Dispersionless version of multi-component Pfaff-Toda hierarchy

TL;DR

This paper studies the dispersionless limit of the multi-component Pfaff-Toda hierarchy, revealing its connection to elliptic curves and simplifying its analysis through a reduction to the DKP hierarchy.

Contribution

It introduces the dispersionless version of the multi-component Pfaff-Toda hierarchy and shows its equivalence to a reduced DKP hierarchy, with a novel elliptic curve structure.

Findings

Hierarchy reduces to nonlinear differential equations for the tau-function's logarithm.

Elliptic curve structure with a dynamical modular parameter is embedded in the hierarchy.

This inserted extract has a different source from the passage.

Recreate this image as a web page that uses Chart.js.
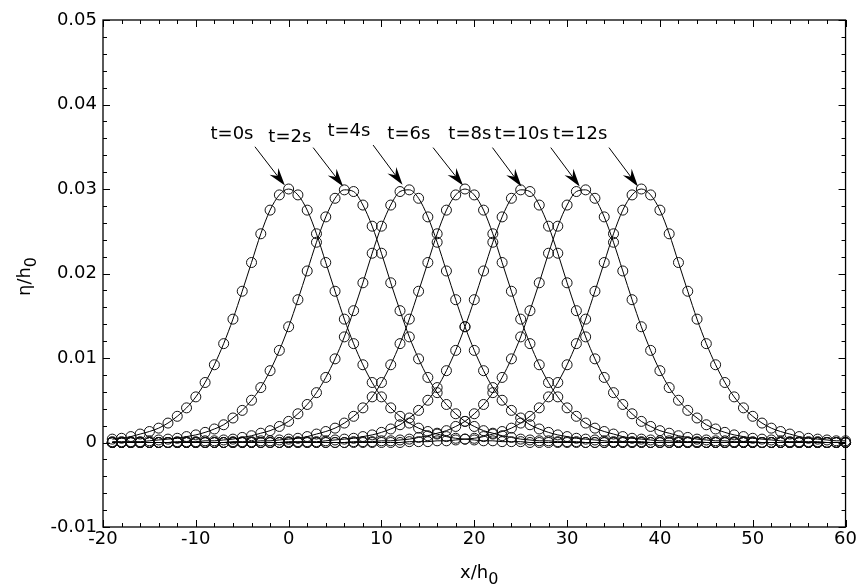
<!DOCTYPE html>
<html>
<head>
<meta charset="utf-8">
<script src="https://cdn.jsdelivr.net/npm/chart.js@4/dist/chart.umd.min.js"></script>
<style>
  html, body { margin: 0; padding: 0; background: #fff; }
  #wrap { width: 859px; height: 584px; }
</style>
</head>
<body>
<div id="wrap"><canvas id="c" width="859" height="584"></canvas></div>
<script>
// ---- data ----
const xPositions = [
  -19,-18,-17,-16,-15,-14,-13,-12,-11,-10,
  -9,-8,-7,-6,-5,-4,-3,-2,-1,0,
  1,2,3,4,5,6,7,8,9,10,
  11,12,13,14,15,16,17,18,19,20,
  21,22,23,24,25,26,27,28,29,30,
  31,32,33,34,35,36,37,38,39,40,
  41,42,43,44,45,46,47,48,49,50,
  51,52,53,54,55,56,57,58,59,60
];

const etaT0 = [
  .0004,.0005,.0007,.0010,.0013,.0017,.0023,.0031,.0041,.0054,
  .0071,.0092,.0117,.0146,.0179,.0213,.0247,.0275,.0293,.0300,
  .0293,.0275,.0247,.0213,.0179,.0146,.0117,.0092,.0071,.0054,
  .0041,.0031,.0023,.0017,.0013,.0010,.0007,.0005,.0004,.0003,
  .0002,.0002,.0001,.0001,.0001,0,0,0,0,0,
  0,0,0,0,0,0,0,0,0,0,
  0,0,0,0,0,0,0,0,0,0,
  0,0,0,0,0,0,0,0,0,0
];
const etaT2 = [
  .0001,.0001,.0001,.0001,.0002,.0003,.0004,.0005,.0007,.0009,
  .0012,.0016,.0021,.0029,.0038,.0050,.0065,.0085,.0109,.0137,
  .0169,.0203,.0237,.0267,.0289,.0299,.0297,.0281,.0256,.0224,
  .0189,.0156,.0125,.0099,.0077,.0059,.0045,.0034,.0025,.0019,
  .0014,.0011,.0008,.0006,.0004,.0003,.0002,.0002,.0001,.0001,
  .0001,0,0,0,0,0,0,0,0,0,
  0,0,0,0,0,0,0,0,0,0,
  0,0,0,0,0,0,0,0,0,0
];
const etaT4 = [
  0,0,0,0,0,0,0,.0001,.0001,.0001,
  .0002,.0002,.0003,.0004,.0006,.0008,.0011,.0014,.0019,.0025,
  .0034,.0045,.0059,.0077,.0099,.0125,.0156,.0189,.0224,.0256,
  .0281,.0297,.0299,.0289,.0267,.0237,.0203,.0169,.0137,.0109,
  .0085,.0065,.0050,.0038,.0029,.0021,.0016,.0012,.0009,.0007,
  .0005,.0004,.0003,.0002,.0001,.0001,.0001,.0001,0,0,
  0,0,0,0,0,0,0,0,0,0,
  0,0,0,0,0,0,0,0,0,0
];
const etaT6 = [
  0,0,0,0,0,0,0,0,0,0,
  0,0,0,.0001,.0001,.0001,.0002,.0002,.0003,.0004,
  .0005,.0007,.0010,.0013,.0017,.0023,.0031,.0041,.0054,.0071,
  .0092,.0117,.0146,.0179,.0213,.0247,.0275,.0293,.0300,.0293,
  .0275,.0247,.0213,.0179,.0146,.0117,.0092,.0071,.0054,.0041,
  .0031,.0023,.0017,.0013,.0010,.0007,.0005,.0004,.0003,.0002,
  .0002,.0001,.0001,.0001,0,0,0,0,0,0,
  0,0,0,0,0,0,0,0,0,0
];
const etaT8 = [
  0,0,0,0,0,0,0,0,0,0,
  0,0,0,0,0,0,0,0,0,.0001,
  .0001,.0001,.0001,.0002,.0003,.0004,.0005,.0007,.0009,.0012,
  .0016,.0021,.0029,.0038,.0050,.0065,.0085,.0109,.0137,.0169,
  .0203,.0237,.0267,.0289,.0299,.0297,.0281,.0256,.0224,.0189,
  .0156,.0125,.0099,.0077,.0059,.0045,.0034,.0025,.0019,.0014,
  .0011,.0008,.0006,.0004,.0003,.0002,.0002,.0001,.0001,.0001,
  0,0,0,0,0,0,0,0,0,0
];
const etaT10 = [
  0,0,0,0,0,0,0,0,0,0,
  0,0,0,0,0,0,0,0,0,0,
  0,0,0,0,0,0,.0001,.0001,.0001,.0002,
  .0002,.0003,.0004,.0006,.0008,.0011,.0014,.0019,.0025,.0034,
  .0045,.0059,.0077,.0099,.0125,.0156,.0189,.0224,.0256,.0281,
  .0297,.0299,.0289,.0267,.0237,.0203,.0169,.0137,.0109,.0085,
  .0065,.0050,.0038,.0029,.0021,.0016,.0012,.0009,.0007,.0005,
  .0004,.0003,.0002,.0001,.0001,.0001,.0001,0,0,0
];
const etaT12 = [
  0,0,0,0,0,0,0,0,0,0,
  0,0,0,0,0,0,0,0,0,0,
  0,0,0,0,0,0,0,0,0,0,
  0,0,.0001,.0001,.0001,.0002,.0002,.0003,.0004,.0005,
  .0007,.0010,.0013,.0017,.0023,.0031,.0041,.0054,.0071,.0092,
  .0117,.0146,.0179,.0213,.0247,.0275,.0293,.0300,.0293,.0275,
  .0247,.0213,.0179,.0146,.0117,.0092,.0071,.0054,.0041,.0031,
  .0023,.0017,.0013,.0010,.0007,.0005,.0004,.0003,.0002,.0002
];

const seriesNames = ['t=0s','t=2s','t=4s','t=6s','t=8s','t=10s','t=12s'];
const seriesValues = [etaT0, etaT2, etaT4, etaT6, etaT8, etaT10, etaT12];

// annotation texts and anchor points (data units)
const annoLabelX = [-6.1, 0.13, 6.49, 12.95, 19.52, 25.11, 31.41];
const annoLabelY = [0.0365, 0.0361, 0.0368, 0.0365, 0.0365, 0.0365, 0.0365];
const arrowTailX = [-3.63, 2.64, 9.10, 15.56, 21.96, 28.24, 34.51];
const arrowTailY = [0.0350, 0.0349, 0.0352, 0.0349, 0.0349, 0.0349, 0.0349];
const arrowTipX  = [-0.4, 5.87, 12.27, 18.79, 25.08, 31.36, 37.64];
const arrowTipY  = [0.0304, 0.0303, 0.0305, 0.0304, 0.0303, 0.0303, 0.0303];

const xTickValues = [-20,-10,0,10,20,30,40,50,60];
const yTickValues = [-0.01,0,0.01,0.02,0.03,0.04,0.05];

// ---- chart ----
const FONT = '"DejaVu Sans", "Liberation Sans", Arial, sans-serif';

const datasets = seriesValues.map((vals, k) => ({
  label: seriesNames[k],
  data: xPositions.map((x, i) => ({ x: x, y: vals[i] })),
  borderColor: '#000',
  borderWidth: 1,
  pointRadius: 5,
  pointBorderWidth: 1,
  pointBorderColor: '#111',
  pointBackgroundColor: 'rgba(0,0,0,0)',
  pointStyle: 'circle',
  fill: false,
  cubicInterpolationMode: 'monotone',
  clip: false
}));

const framePlugin = {
  id: 'frame',
  afterDatasetsDraw(chart) {
    const ctx = chart.ctx;
    const a = chart.chartArea;
    const xs = chart.scales.x, ys = chart.scales.y;
    ctx.save();
    ctx.strokeStyle = '#000';
    ctx.lineWidth = 1.3;
    ctx.strokeRect(a.left, a.top, a.right - a.left, a.bottom - a.top);
    ctx.lineWidth = 1;
    ctx.beginPath();
    for (let v = xs.min; v <= xs.max + 1e-9; v += 2) {
      const px = Math.round(xs.getPixelForValue(v)) + 0.5;
      const len = (Math.abs(v % 10) < 1e-9) ? 7 : 4;
      ctx.moveTo(px, a.bottom); ctx.lineTo(px, a.bottom - len);
      ctx.moveTo(px, a.top); ctx.lineTo(px, a.top + len);
    }
    for (let i = -5; i <= 25; i++) {
      const v = i * 0.002;
      const py = Math.round(ys.getPixelForValue(v)) + 0.5;
      const len = (i % 5 === 0) ? 7 : 4;
      ctx.moveTo(a.left, py); ctx.lineTo(a.left + len, py);
      ctx.moveTo(a.right, py); ctx.lineTo(a.right - len, py);
    }
    ctx.stroke();

    // annotations: labels + arrows
    ctx.fillStyle = '#000';
    ctx.font = '18px ' + FONT;
    ctx.textAlign = 'center';
    ctx.textBaseline = 'middle';
    for (let k = 0; k < seriesNames.length; k++) {
      ctx.fillText(seriesNames[k], xs.getPixelForValue(annoLabelX[k]), ys.getPixelForValue(annoLabelY[k]));
      const tx = xs.getPixelForValue(arrowTailX[k]), ty = ys.getPixelForValue(arrowTailY[k]);
      const hx = xs.getPixelForValue(arrowTipX[k]), hy = ys.getPixelForValue(arrowTipY[k]);
      const dx = hx - tx, dy = hy - ty, L = Math.hypot(dx, dy);
      const ux = dx / L, uy = dy / L, nx = -uy, ny = ux;
      const headLen = 18, halfW = 5.5, notch = 12;
      ctx.beginPath();
      ctx.moveTo(tx, ty);
      ctx.lineTo(hx - ux * notch, hy - uy * notch);
      ctx.stroke();
      ctx.beginPath();
      ctx.moveTo(hx, hy);
      ctx.lineTo(hx - ux * headLen + nx * halfW, hy - uy * headLen + ny * halfW);
      ctx.lineTo(hx - ux * notch, hy - uy * notch);
      ctx.lineTo(hx - ux * headLen - nx * halfW, hy - uy * headLen - ny * halfW);
      ctx.closePath();
      ctx.fill();
    }

    // axis titles with subscripts
    ctx.textAlign = 'left';
    ctx.textBaseline = 'alphabetic';
    const mainF = '18px ' + FONT, subF = '16px ' + FONT;
    // x title
    ctx.font = mainF;
    const w1 = ctx.measureText('x/h').width;
    ctx.font = subF;
    const w2 = ctx.measureText('0').width;
    let sx = (a.left + a.right) / 2 + 5 - (w1 + w2) / 2;
    const by = a.bottom + 51;
    ctx.font = mainF; ctx.fillText('x/h', sx, by);
    ctx.font = subF; ctx.fillText('0', sx + w1, by + 6);
    // y title
    ctx.font = mainF;
    const v1 = ctx.measureText('\u03b7/h').width;
    ctx.font = subF;
    const v2 = ctx.measureText('0').width;
    ctx.translate(a.left - 73, (a.top + a.bottom) / 2 + 3);
    ctx.rotate(-Math.PI / 2);
    const s0 = -(v1 + v2) / 2;
    ctx.font = mainF; ctx.fillText('\u03b7/h', s0, 0);
    ctx.font = subF; ctx.fillText('0', s0 + v1, 6);
    ctx.restore();
  }
};

new Chart(document.getElementById('c'), {
  type: 'line',
  data: { datasets: datasets },
  options: {
    responsive: false,
    animation: false,
    devicePixelRatio: 1,
    layout: { padding: { top: 20, right: 13, left: 0, bottom: 0 } },
    plugins: { legend: { display: false }, tooltip: { enabled: false } },
    elements: { line: { tension: 0.4 } },
    scales: {
      x: {
        type: 'linear',
        min: -20, max: 60,
        afterFit(s) { s.height = 57; },
        afterBuildTicks(s) { s.ticks = xTickValues.map(v => ({ value: v })); },
        grid: { display: false, drawTicks: false },
        border: { display: false },
        ticks: { color: '#000', font: { size: 18, family: FONT }, padding: 2, maxRotation: 0, autoSkip: false,
                 callback: v => String(v) }
      },
      y: {
        type: 'linear',
        min: -0.01, max: 0.05,
        afterFit(s) { s.width = 103; },
        afterBuildTicks(s) { s.ticks = yTickValues.map(v => ({ value: v })); },
        grid: { display: false, drawTicks: false },
        border: { display: false },
        ticks: { color: '#000', font: { size: 18, family: FONT }, padding: 6, autoSkip: false,
                 callback: v => { const r = Math.round(v * 100) / 100; return r === 0 ? '0' : r.toFixed(2); } }
      }
    }
  },
  plugins: [framePlugin]
});
</script>
</body>
</html>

Elliptic parametrization simplifies the hierarchy's form.

Abstract

We consider the dispersionless limit of the recently introduced multi-component Pfaff-Toda hierarchy. Its dispersionless version is a set of nonlinear differential equations for the dispersionless limit of logarithm of the tau-function (the F-function). They are obtained as limiting cases of bilinear equations of the Hirota-Miwa type. The analysis of the Pfaff-Toda hierarchy is substantially simplified by using the observation that the full (not only dispersionless) N-component Pfaff-Toda hierarchy is actually equivalent to the 2N-component DKP hierarchy. In the dispersionless limit, there is an elliptic curve built in the structure of the hierarchy, with the elliptic modular parameter being a dynamical variable. This curve can be uniformized by elliptic functions, and in the elliptic parametrization the hierarchy acquires a compact and especially nice form.